↓
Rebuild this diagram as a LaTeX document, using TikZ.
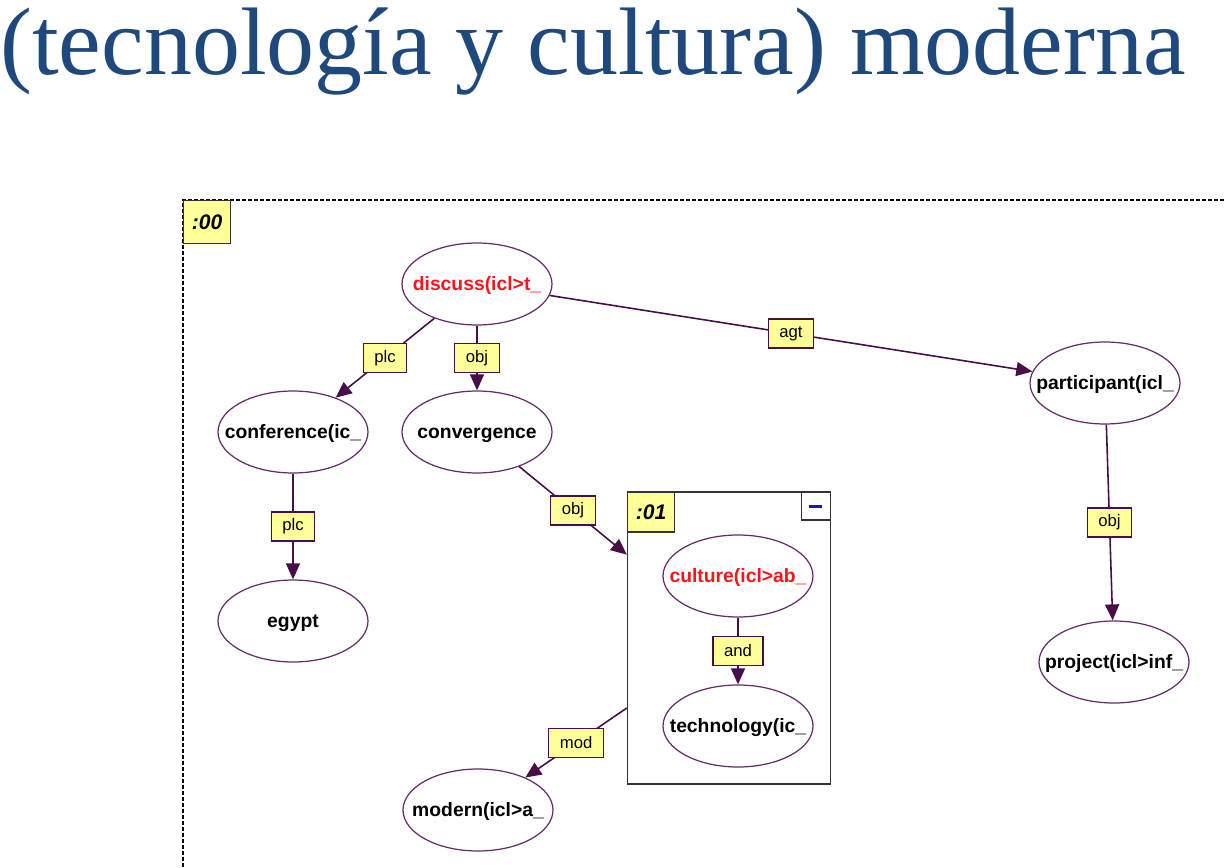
\documentclass[tikz,border=0pt]{standalone}
\usepackage{fontspec}
\setmainfont{Liberation Serif}
\setsansfont{Liberation Sans}
\usepackage{tikz}
\usetikzlibrary{arrows.meta, positioning, shapes.geometric}
\definecolor{titlec}{RGB}{31,73,125}
\definecolor{uwline}{RGB}{70,15,70}
\definecolor{uwnode}{RGB}{100,45,105}
\definecolor{lblfill}{RGB}{255,255,153}
\definecolor{hotc}{RGB}{250,20,30}
\definecolor{minc}{RGB}{20,30,160}
\newcommand{\uwtext}[1]{\makebox[0pt]{#1}}

\begin{document}
\begin{tikzpicture}[x=0.02cm, y=-0.02cm,
    uw/.style={draw=uwnode, line width=0.7pt, ellipse, minimum width=3cm,
      minimum height=1.64cm, inner sep=0pt, text height=7.8pt, text depth=0pt,
      font=\sffamily\bfseries\fontsize{11}{13}\selectfont},
    lbl/.style={draw=uwline, fill=lblfill, line width=0.7pt, inner xsep=0.22cm,
      inner ysep=0pt, minimum height=0.58cm,
      font=\sffamily\fontsize{9.5}{11}\selectfont},
    tag/.style={draw=black!80, fill=lblfill, line width=0.8pt, minimum width=0.94cm,
      inner sep=0pt, font=\sffamily\bfseries\itshape\fontsize{12}{14}\selectfont},
    rel/.style={draw=uwline, line width=0.9pt, -{Triangle[length=3.2mm, width=2.8mm]}}]
  \useasboundingbox (0,0) rectangle (1224,868);
  \node[anchor=base west, inner sep=0pt, text=titlec,
    font=\fontsize{54.6}{60}\selectfont] (title) at (0,75) {(tecnología y cultura) moderna};

  % scope frame
  \coordinate (fr) at (183,200);
  \draw[line width=0.8pt, dash pattern=on 0.08cm off 0.04cm] (1224,200) -- (fr) -- (183,868);
  \node[tag, minimum height=0.86cm, anchor=north west] (t00) at (fr) {:00};

  % nested scope
  \node[draw=black!80, line width=0.8pt, minimum width=4.06cm, minimum height=5.84cm,
    inner sep=0pt] (g01) at (729,638) {};
  \node[tag, minimum height=0.8cm, anchor=north west] (t01) at (g01.north west) {:01};
  \node[draw=black!80, fill=white, line width=0.8pt, minimum width=0.58cm,
    minimum height=0.56cm, inner sep=0pt, anchor=north east] (mini) at (g01.north east)
    {\color{minc}\rule{0.26cm}{0.06cm}};

  % UW nodes
  \node[uw, text=hotc] (disc) at (477,284) {\uwtext{discuss(icl>t\_}};
  \node[uw] (conf) at (293,432) {\uwtext{conference(ic\_}};
  \node[uw] (conv) at (477,432) {\uwtext{convergence}};
  \node[uw] (egy) at (293,621) {\uwtext{egypt}};
  \node[uw] (part) at (1105,383) {\uwtext{participant(icl\_}};
  \node[uw] (proj) at (1114,662) {\uwtext{project(icl>inf\_}};
  \node[uw, text=hotc] (cult) at (738,576) {\uwtext{culture(icl>ab\_}};
  \node[uw] (tech) at (738,726) {\uwtext{technology(ic\_}};
  \node[uw] (modn) at (478,810) {\uwtext{modern(icl>a\_}};

  \foreach \a/\b/\r in {disc/conf/plc, disc/conv/obj, disc/part/agt, conf/egy/plc,
      conv/g01/obj, cult/tech/and, g01/modn/mod, part/proj/obj}
    \draw[rel] (\a) -- node[lbl] {\r} (\b);
\end{tikzpicture}
\end{document}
↑
- [TASK OBJECTIVE]:
Only lines belong in the copy: transcribe those from the start of the data through the line that contains "minimum height=0.86cm, anchor=north", and skip the pictures.

- [WRITTEN SOLUTION]:
Rebuild this diagram as a LaTeX document, using TikZ.
\documentclass[tikz,border=0pt]{standalone}
\usepackage{fontspec}
\setmainfont{Liberation Serif}
\setsansfont{Liberation Sans}
\usepackage{tikz}
\usetikzlibrary{arrows.meta, positioning, shapes.geometric}
\definecolor{titlec}{RGB}{31,73,125}
\definecolor{uwline}{RGB}{70,15,70}
\definecolor{uwnode}{RGB}{100,45,105}
\definecolor{lblfill}{RGB}{255,255,153}
\definecolor{hotc}{RGB}{250,20,30}
\definecolor{minc}{RGB}{20,30,160}
\newcommand{\uwtext}[1]{\makebox[0pt]{#1}}

\begin{document}
\begin{tikzpicture}[x=0.02cm, y=-0.02cm,
    uw/.style={draw=uwnode, line width=0.7pt, ellipse, minimum width=3cm,
      minimum height=1.64cm, inner sep=0pt, text height=7.8pt, text depth=0pt,
      font=\sffamily\bfseries\fontsize{11}{13}\selectfont},
    lbl/.style={draw=uwline, fill=lblfill, line width=0.7pt, inner xsep=0.22cm,
      inner ysep=0pt, minimum height=0.58cm,
      font=\sffamily\fontsize{9.5}{11}\selectfont},
    tag/.style={draw=black!80, fill=lblfill, line width=0.8pt, minimum width=0.94cm,
      inner sep=0pt, font=\sffamily\bfseries\itshape\fontsize{12}{14}\selectfont},
    rel/.style={draw=uwline, line width=0.9pt, -{Triangle[length=3.2mm, width=2.8mm]}}]
  \useasboundingbox (0,0) rectangle (1224,868);
  \node[anchor=base west, inner sep=0pt, text=titlec,
    font=\fontsize{54.6}{60}\selectfont] (title) at (0,75) {(tecnología y cultura) moderna};

  % scope frame
  \coordinate (fr) at (183,200);
  \draw[line width=0.8pt, dash pattern=on 0.08cm off 0.04cm] (1224,200) -- (fr) -- (183,868);
  \node[tag, minimum height=0.86cm, anchor=north west] (t00) at (fr) {:00};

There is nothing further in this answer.